**Work to be completed:** Write out the listing below without alteration, omitting its pictures.

* * *

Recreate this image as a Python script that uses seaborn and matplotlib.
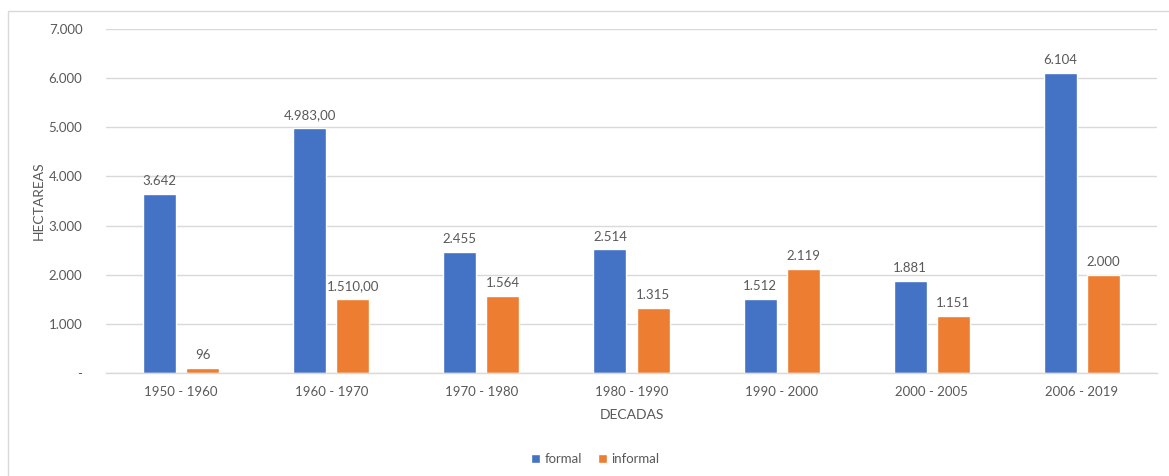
import matplotlib
matplotlib.use("Agg")
import matplotlib.pyplot as plt
from matplotlib.patches import Rectangle, Patch
import seaborn as sns
import pandas as pd

# Hectares urbanised per period
decadas = ["1950 - 1960", "1960 - 1970", "1970 - 1980", "1980 - 1990",
           "1990 - 2000", "2000 - 2005", "2006 - 2019"]
formal = [3642, 4983, 2455, 2514, 1512, 1881, 6104]
informal = [96, 1510, 1564, 1315, 2119, 1151, 2000]
# decimals shown in each period's value labels
decimales = [0, 2, 0, 0, 0, 0, 0]
y_ticks = [0, 1000, 2000, 3000, 4000, 5000, 6000, 7000]

BLUE = "#4472C4"
ORANGE = "#ED7D31"
TEXT = "#595959"
GRID = "#D9D9D9"

sns.set_theme(style="white")
plt.rcParams["font.family"] = ["Lato", "DejaVu Sans"]


def es_num(v, dec=0):
    s = f"{v:,.{dec}f}"
    return s.replace(",", "X").replace(".", ",").replace("X", ".")


df = pd.DataFrame({
    "decada": decadas * 2,
    "serie": ["formal"] * len(decadas) + ["informal"] * len(decadas),
    "valor": formal + informal,
})

fig = plt.figure(figsize=(11.69, 4.76), dpi=100)
ax = fig.add_axes([106 / 1169, 1 - 373 / 476, 1051 / 1169, 344 / 476])

sns.barplot(data=df, x="decada", y="valor", hue="serie",
            palette={"formal": BLUE, "informal": ORANGE},
            width=0.573, gap=0.233, saturation=1, legend=False, ax=ax,
            order=decadas, hue_order=["formal", "informal"])

ax.set_xlim(-0.5, len(decadas) - 0.5)
ax.set_ylim(0, 7000)
ax.set_yticks(y_ticks)
ax.set_yticklabels([es_num(t) if t else "-" for t in y_ticks])
ax.yaxis.grid(True, color=GRID, linewidth=1)
ax.set_axisbelow(True)
for side in ["left", "right", "top"]:
    ax.spines[side].set_visible(False)
ax.spines["bottom"].set_color(GRID)
ax.spines["bottom"].set_linewidth(1)
ax.tick_params(axis="both", length=0, colors=TEXT, labelsize=9.5)
ax.tick_params(axis="y", pad=17)
ax.tick_params(axis="x", pad=9)

ax.set_xlabel("DECADAS", color=TEXT, fontsize=10, labelpad=8)
ax.set_ylabel("HECTAREAS", color=TEXT, fontsize=10, labelpad=3)

# value labels above each bar
for container, vals in zip(ax.containers, [formal, informal]):
    labels = [es_num(v, d) for v, d in zip(vals, decimales)]
    ax.bar_label(container, labels=labels, padding=5, color=TEXT, fontsize=9.5)

handles = [Patch(facecolor=BLUE, label="formal"),
           Patch(facecolor=ORANGE, label="informal")]
fig.legend(handles=handles, loc="center", bbox_to_anchor=(595 / 1169, 1 - 459 / 476),
           ncol=2, frameon=False, fontsize=9.5, handlelength=0.7, handleheight=0.7,
           handletextpad=0.3, columnspacing=1.2, labelcolor=TEXT)

# chart frame
fig.patches.append(Rectangle((8 / 1169, -0.01), 1.2, 1 - 11 / 476 + 0.01,
                             transform=fig.transFigure, fill=False,
                             edgecolor=GRID, linewidth=1))

fig.savefig("out.png", dpi=100)
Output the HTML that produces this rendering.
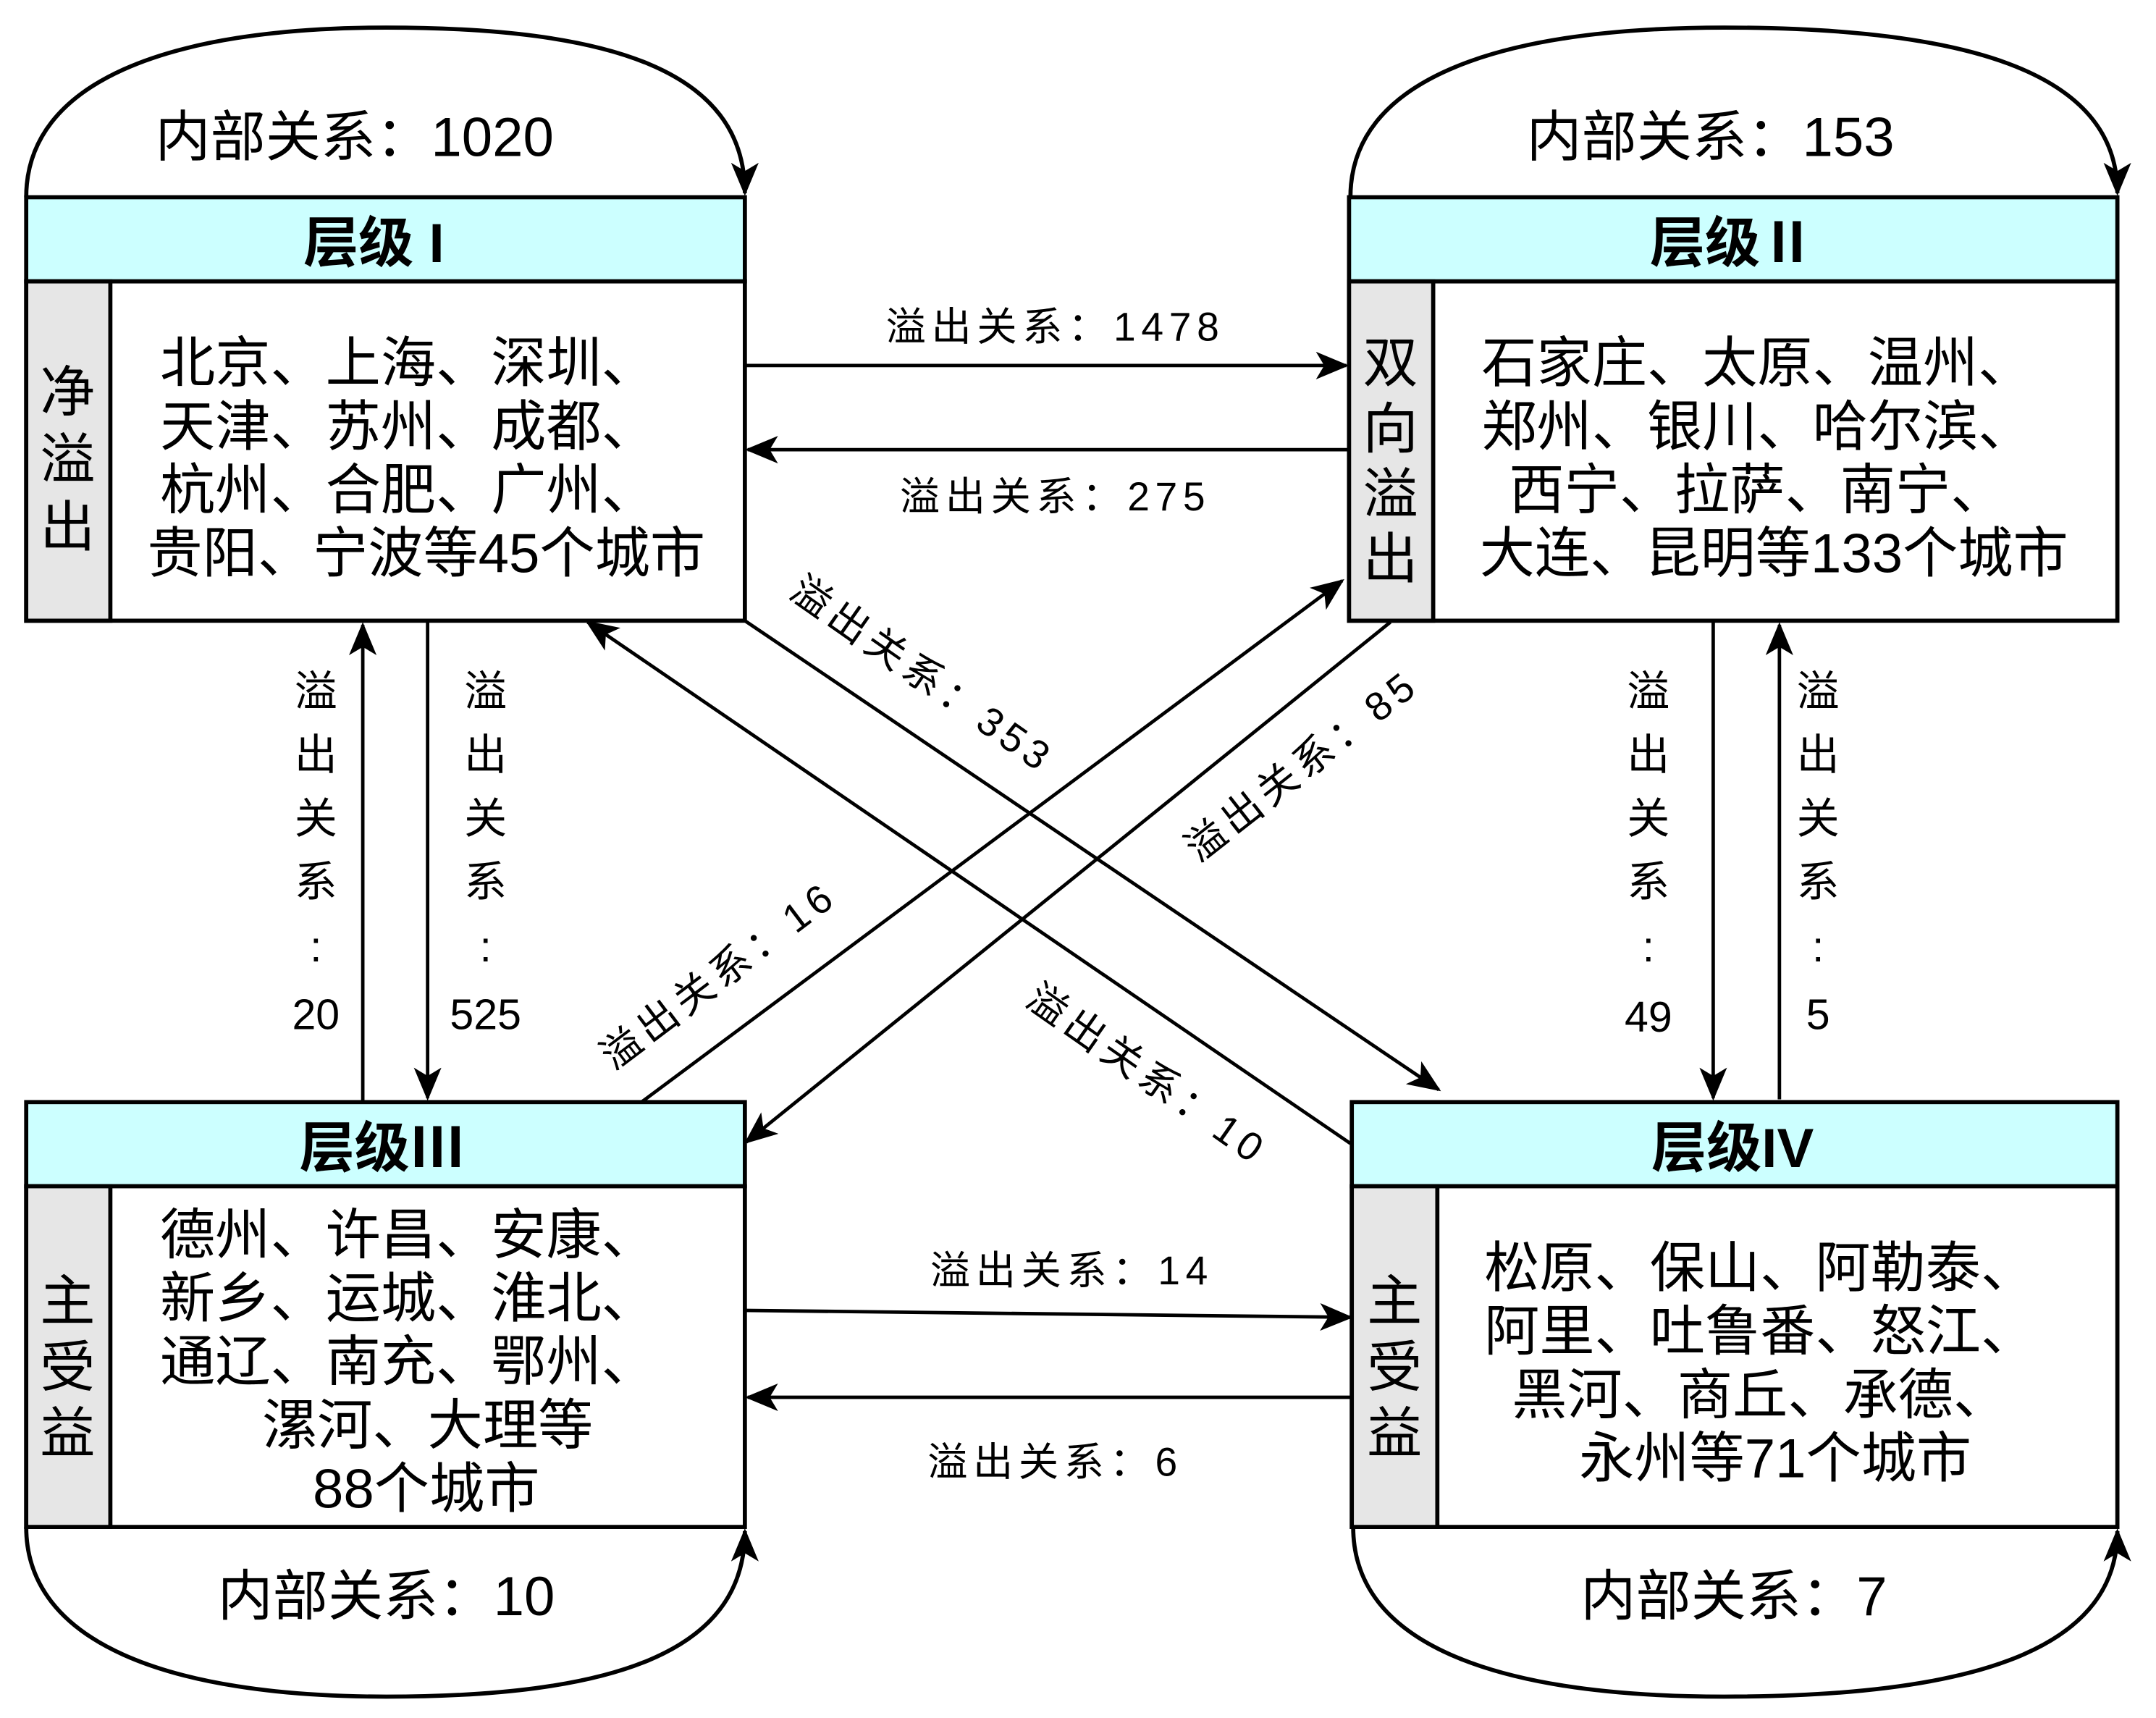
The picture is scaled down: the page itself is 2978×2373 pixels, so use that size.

* * *

**Response to this exercise:**
Recreate this image as a Python script that uses seaborn and matplotlib.
import matplotlib
matplotlib.use("Agg")
import matplotlib.pyplot as plt
from matplotlib.patches import Rectangle, Patch
import seaborn as sns
import pandas as pd

# Hectares urbanised per period
decadas = ["1950 - 1960", "1960 - 1970", "1970 - 1980", "1980 - 1990",
           "1990 - 2000", "2000 - 2005", "2006 - 2019"]
formal = [3642, 4983, 2455, 2514, 1512, 1881, 6104]
informal = [96, 1510, 1564, 1315, 2119, 1151, 2000]
# decimals shown in each period's value labels
decimales = [0, 2, 0, 0, 0, 0, 0]
y_ticks = [0, 1000, 2000, 3000, 4000, 5000, 6000, 7000]

BLUE = "#4472C4"
ORANGE = "#ED7D31"
TEXT = "#595959"
GRID = "#D9D9D9"

sns.set_theme(style="white")
plt.rcParams["font.family"] = ["Lato", "DejaVu Sans"]


def es_num(v, dec=0):
    s = f"{v:,.{dec}f}"
    return s.replace(",", "X").replace(".", ",").replace("X", ".")


df = pd.DataFrame({
    "decada": decadas * 2,
    "serie": ["formal"] * len(decadas) + ["informal"] * len(decadas),
    "valor": formal + informal,
})

fig = plt.figure(figsize=(11.69, 4.76), dpi=100)
ax = fig.add_axes([106 / 1169, 1 - 373 / 476, 1051 / 1169, 344 / 476])

sns.barplot(data=df, x="decada", y="valor", hue="serie",
            palette={"formal": BLUE, "informal": ORANGE},
            width=0.573, gap=0.233, saturation=1, legend=False, ax=ax,
            order=decadas, hue_order=["formal", "informal"])

ax.set_xlim(-0.5, len(decadas) - 0.5)
ax.set_ylim(0, 7000)
ax.set_yticks(y_ticks)
ax.set_yticklabels([es_num(t) if t else "-" for t in y_ticks])
ax.yaxis.grid(True, color=GRID, linewidth=1)
ax.set_axisbelow(True)
for side in ["left", "right", "top"]:
    ax.spines[side].set_visible(False)
ax.spines["bottom"].set_color(GRID)
ax.spines["bottom"].set_linewidth(1)
ax.tick_params(axis="both", length=0, colors=TEXT, labelsize=9.5)
ax.tick_params(axis="y", pad=17)
ax.tick_params(axis="x", pad=9)

ax.set_xlabel("DECADAS", color=TEXT, fontsize=10, labelpad=8)
ax.set_ylabel("HECTAREAS", color=TEXT, fontsize=10, labelpad=3)

# value labels above each bar
for container, vals in zip(ax.containers, [formal, informal]):
    labels = [es_num(v, d) for v, d in zip(vals, decimales)]
    ax.bar_label(container, labels=labels, padding=5, color=TEXT, fontsize=9.5)

handles = [Patch(facecolor=BLUE, label="formal"),
           Patch(facecolor=ORANGE, label="informal")]
fig.legend(handles=handles, loc="center", bbox_to_anchor=(595 / 1169, 1 - 459 / 476),
           ncol=2, frameon=False, fontsize=9.5, handlelength=0.7, handleheight=0.7,
           handletextpad=0.3, columnspacing=1.2, labelcolor=TEXT)

# chart frame
fig.patches.append(Rectangle((8 / 1169, -0.01), 1.2, 1 - 11 / 476 + 0.01,
                             transform=fig.transFigure, fill=False,
                             edgecolor=GRID, linewidth=1))

fig.savefig("out.png", dpi=100)
Output the HTML that produces this rendering.
The picture is scaled down: the page itself is 2978×2373 pixels, so use that size.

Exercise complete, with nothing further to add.